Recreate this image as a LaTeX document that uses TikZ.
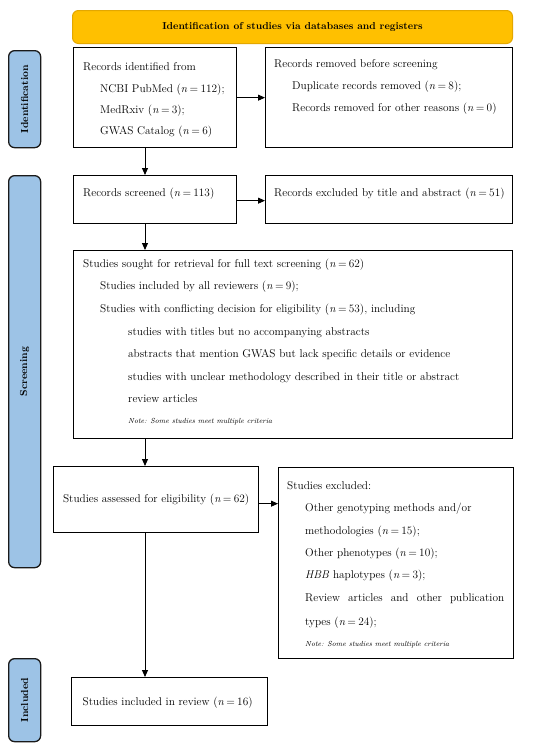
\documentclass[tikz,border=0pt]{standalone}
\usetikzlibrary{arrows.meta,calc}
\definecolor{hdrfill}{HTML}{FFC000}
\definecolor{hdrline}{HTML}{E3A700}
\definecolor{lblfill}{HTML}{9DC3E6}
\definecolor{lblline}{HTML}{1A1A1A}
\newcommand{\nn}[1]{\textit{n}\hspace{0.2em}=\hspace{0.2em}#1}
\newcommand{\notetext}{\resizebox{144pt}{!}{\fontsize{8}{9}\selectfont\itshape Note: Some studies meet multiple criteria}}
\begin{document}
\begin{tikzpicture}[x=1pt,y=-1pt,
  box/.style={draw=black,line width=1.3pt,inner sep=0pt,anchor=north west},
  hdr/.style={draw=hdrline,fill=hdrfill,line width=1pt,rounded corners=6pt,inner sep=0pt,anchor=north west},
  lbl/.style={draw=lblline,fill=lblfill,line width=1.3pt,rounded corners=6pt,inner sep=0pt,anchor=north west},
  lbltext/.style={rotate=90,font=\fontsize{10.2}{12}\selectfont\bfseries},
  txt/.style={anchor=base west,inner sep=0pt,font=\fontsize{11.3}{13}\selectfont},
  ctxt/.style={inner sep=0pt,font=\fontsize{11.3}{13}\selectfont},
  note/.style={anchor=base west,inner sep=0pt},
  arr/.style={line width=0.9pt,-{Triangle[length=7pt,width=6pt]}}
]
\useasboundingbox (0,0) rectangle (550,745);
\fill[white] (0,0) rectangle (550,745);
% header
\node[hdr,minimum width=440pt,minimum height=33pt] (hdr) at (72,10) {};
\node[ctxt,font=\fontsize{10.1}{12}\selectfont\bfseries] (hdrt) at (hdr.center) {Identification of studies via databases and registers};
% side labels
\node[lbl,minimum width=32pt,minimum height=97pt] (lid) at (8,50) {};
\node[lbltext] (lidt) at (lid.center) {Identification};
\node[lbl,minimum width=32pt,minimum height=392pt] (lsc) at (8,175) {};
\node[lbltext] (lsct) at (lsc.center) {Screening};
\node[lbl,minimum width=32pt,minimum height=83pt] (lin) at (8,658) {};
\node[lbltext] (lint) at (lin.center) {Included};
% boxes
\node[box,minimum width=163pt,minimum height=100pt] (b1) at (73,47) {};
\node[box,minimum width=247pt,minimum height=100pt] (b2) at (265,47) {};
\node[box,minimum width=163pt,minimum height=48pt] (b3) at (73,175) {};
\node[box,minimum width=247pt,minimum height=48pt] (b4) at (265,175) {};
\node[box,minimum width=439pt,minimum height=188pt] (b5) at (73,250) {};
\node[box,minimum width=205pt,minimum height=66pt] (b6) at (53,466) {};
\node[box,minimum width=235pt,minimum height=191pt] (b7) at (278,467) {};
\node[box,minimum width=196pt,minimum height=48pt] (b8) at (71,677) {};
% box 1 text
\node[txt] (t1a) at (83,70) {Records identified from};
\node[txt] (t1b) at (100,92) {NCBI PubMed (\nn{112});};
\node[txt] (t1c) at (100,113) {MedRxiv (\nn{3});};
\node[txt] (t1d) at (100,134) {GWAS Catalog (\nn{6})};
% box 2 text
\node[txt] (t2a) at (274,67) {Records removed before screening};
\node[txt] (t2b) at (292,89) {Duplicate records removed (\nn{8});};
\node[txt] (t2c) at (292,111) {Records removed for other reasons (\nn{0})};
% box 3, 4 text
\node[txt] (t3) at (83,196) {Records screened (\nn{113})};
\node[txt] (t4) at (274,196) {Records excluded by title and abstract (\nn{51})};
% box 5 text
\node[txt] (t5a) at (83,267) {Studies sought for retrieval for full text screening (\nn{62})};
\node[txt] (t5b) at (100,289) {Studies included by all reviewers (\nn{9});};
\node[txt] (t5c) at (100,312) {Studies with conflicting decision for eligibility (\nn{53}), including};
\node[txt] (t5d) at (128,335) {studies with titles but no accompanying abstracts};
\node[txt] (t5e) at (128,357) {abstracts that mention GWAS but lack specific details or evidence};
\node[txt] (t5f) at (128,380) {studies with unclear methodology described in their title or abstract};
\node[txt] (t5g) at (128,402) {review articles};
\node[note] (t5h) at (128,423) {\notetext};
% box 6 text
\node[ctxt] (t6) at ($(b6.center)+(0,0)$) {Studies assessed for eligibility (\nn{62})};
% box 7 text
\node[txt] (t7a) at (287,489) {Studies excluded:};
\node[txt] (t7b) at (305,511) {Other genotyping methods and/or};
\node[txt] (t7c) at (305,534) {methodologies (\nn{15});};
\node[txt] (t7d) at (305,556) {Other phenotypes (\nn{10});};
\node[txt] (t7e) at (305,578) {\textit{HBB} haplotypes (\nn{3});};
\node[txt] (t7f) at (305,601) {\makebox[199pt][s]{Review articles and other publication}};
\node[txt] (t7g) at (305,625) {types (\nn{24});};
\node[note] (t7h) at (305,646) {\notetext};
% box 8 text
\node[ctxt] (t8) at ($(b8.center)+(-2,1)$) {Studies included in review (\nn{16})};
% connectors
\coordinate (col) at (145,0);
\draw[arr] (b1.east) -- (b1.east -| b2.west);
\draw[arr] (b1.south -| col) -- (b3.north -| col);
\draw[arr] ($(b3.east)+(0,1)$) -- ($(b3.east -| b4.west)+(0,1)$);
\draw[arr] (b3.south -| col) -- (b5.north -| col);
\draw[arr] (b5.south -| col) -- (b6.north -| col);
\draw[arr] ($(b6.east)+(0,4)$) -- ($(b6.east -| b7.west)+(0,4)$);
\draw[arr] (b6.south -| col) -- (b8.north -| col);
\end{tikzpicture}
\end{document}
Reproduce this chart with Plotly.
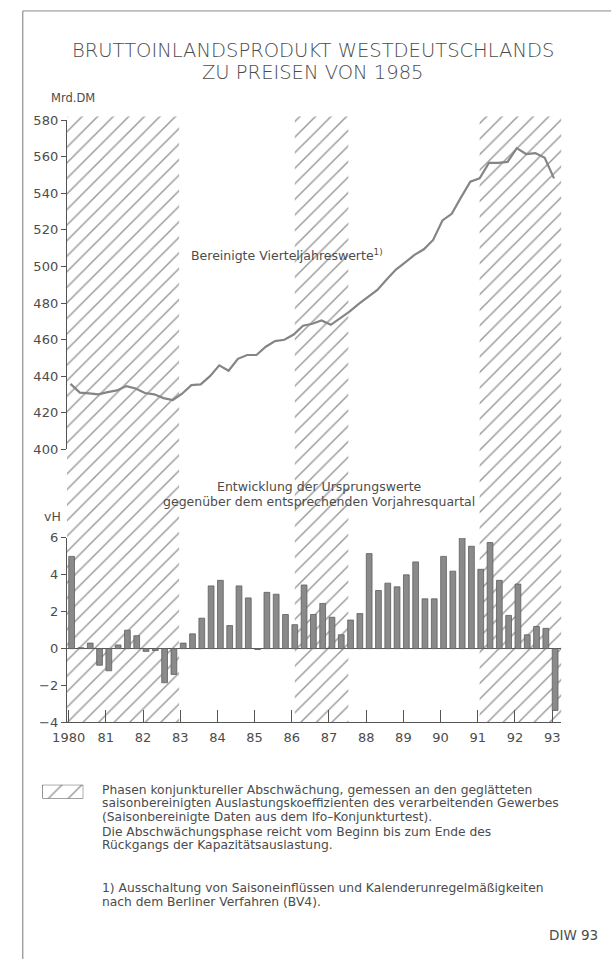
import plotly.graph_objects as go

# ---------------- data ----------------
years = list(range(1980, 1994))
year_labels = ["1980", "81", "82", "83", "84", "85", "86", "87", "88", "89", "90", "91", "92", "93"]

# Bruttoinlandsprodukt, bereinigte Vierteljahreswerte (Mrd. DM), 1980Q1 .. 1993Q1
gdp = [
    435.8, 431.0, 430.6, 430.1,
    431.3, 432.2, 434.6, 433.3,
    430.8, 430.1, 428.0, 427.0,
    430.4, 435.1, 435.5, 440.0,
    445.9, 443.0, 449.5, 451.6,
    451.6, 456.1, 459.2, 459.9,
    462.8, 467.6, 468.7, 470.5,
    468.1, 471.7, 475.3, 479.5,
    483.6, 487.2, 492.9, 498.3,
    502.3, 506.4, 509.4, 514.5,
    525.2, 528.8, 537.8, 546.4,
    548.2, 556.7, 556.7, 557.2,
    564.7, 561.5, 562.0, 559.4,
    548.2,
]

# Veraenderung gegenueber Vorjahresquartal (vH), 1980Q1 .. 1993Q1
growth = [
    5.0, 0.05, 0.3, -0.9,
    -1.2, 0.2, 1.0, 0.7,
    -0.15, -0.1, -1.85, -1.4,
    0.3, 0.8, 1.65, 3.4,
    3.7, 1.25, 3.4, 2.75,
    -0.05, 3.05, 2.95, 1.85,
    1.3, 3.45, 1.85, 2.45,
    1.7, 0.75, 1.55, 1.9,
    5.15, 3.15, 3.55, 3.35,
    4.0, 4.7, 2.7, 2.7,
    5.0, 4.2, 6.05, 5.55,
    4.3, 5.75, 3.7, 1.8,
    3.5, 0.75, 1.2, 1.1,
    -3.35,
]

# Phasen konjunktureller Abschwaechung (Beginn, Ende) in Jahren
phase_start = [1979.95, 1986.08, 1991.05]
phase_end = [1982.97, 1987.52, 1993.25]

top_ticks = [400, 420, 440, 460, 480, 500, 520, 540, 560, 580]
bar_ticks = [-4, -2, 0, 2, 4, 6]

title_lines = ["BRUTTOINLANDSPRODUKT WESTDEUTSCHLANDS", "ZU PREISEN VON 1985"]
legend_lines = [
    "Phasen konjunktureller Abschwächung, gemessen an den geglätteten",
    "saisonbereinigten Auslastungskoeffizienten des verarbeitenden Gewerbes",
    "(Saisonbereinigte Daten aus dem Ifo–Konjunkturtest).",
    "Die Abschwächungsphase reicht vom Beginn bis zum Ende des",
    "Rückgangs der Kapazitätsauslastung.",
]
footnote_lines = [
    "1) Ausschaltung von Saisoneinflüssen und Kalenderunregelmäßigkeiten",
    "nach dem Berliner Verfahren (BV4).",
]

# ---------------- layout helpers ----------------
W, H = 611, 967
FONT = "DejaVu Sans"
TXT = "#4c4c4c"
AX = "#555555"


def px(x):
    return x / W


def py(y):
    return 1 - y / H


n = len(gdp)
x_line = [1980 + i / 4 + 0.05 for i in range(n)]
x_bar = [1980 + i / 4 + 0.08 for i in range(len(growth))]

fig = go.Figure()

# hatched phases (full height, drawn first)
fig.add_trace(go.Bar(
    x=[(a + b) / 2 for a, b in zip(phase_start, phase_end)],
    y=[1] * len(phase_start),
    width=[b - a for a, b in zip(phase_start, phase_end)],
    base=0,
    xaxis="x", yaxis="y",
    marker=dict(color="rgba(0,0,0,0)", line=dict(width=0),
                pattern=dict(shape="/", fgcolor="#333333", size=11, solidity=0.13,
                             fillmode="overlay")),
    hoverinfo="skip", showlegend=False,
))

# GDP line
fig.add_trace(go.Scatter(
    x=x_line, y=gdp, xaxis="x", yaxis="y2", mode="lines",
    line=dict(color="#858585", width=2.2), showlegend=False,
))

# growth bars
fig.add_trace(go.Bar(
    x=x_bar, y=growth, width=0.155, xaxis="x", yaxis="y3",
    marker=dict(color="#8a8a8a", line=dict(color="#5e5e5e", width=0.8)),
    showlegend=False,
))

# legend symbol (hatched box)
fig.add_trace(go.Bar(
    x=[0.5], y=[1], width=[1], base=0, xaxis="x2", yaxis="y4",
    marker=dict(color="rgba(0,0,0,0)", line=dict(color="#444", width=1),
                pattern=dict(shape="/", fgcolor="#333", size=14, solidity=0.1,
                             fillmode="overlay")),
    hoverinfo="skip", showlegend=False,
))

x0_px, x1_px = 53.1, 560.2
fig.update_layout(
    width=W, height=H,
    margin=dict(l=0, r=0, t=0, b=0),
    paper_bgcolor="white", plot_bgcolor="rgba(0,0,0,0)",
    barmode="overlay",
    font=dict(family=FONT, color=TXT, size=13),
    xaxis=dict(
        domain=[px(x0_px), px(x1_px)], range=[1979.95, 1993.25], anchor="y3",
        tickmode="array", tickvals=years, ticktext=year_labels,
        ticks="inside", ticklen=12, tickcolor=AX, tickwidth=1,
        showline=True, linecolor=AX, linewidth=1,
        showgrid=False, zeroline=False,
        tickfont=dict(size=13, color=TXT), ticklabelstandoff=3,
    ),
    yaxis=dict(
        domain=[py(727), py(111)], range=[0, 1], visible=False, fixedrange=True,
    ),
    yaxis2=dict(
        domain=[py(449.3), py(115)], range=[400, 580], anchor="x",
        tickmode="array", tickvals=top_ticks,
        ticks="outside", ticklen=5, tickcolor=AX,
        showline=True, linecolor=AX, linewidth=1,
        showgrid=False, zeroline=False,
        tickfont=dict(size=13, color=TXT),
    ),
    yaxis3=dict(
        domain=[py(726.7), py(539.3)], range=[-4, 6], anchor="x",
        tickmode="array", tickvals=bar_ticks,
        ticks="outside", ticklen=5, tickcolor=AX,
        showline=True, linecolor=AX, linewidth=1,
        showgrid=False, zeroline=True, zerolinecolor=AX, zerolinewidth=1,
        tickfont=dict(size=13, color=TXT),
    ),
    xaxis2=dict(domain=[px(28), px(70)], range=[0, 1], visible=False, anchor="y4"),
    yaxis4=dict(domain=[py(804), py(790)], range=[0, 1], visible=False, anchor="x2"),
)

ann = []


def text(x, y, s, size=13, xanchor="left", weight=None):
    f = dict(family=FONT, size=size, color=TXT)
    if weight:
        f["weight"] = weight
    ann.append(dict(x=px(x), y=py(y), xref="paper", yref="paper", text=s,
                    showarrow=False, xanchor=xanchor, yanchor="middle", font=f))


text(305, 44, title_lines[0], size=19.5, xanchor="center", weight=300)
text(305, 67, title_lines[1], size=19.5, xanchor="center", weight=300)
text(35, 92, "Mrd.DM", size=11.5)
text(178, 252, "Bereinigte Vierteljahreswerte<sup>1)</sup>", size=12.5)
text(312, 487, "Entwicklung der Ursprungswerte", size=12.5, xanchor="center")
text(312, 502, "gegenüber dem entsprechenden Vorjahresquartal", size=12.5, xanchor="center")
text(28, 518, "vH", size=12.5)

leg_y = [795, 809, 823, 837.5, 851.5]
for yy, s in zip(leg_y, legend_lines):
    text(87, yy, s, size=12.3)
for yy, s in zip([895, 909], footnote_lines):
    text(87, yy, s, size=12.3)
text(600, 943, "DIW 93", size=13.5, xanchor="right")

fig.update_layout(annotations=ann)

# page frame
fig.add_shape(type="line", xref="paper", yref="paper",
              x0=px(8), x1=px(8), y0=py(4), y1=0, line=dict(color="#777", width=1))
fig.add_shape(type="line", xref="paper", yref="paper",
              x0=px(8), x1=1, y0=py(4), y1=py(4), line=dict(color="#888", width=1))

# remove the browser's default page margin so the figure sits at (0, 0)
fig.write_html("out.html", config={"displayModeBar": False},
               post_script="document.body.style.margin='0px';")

__EXERCISE AIM__. Copy every line above that holds the word "this".

__FULL OUTPUT__.
Recreate this image as a LaTeX document that uses TikZ.
Reproduce this chart with Plotly.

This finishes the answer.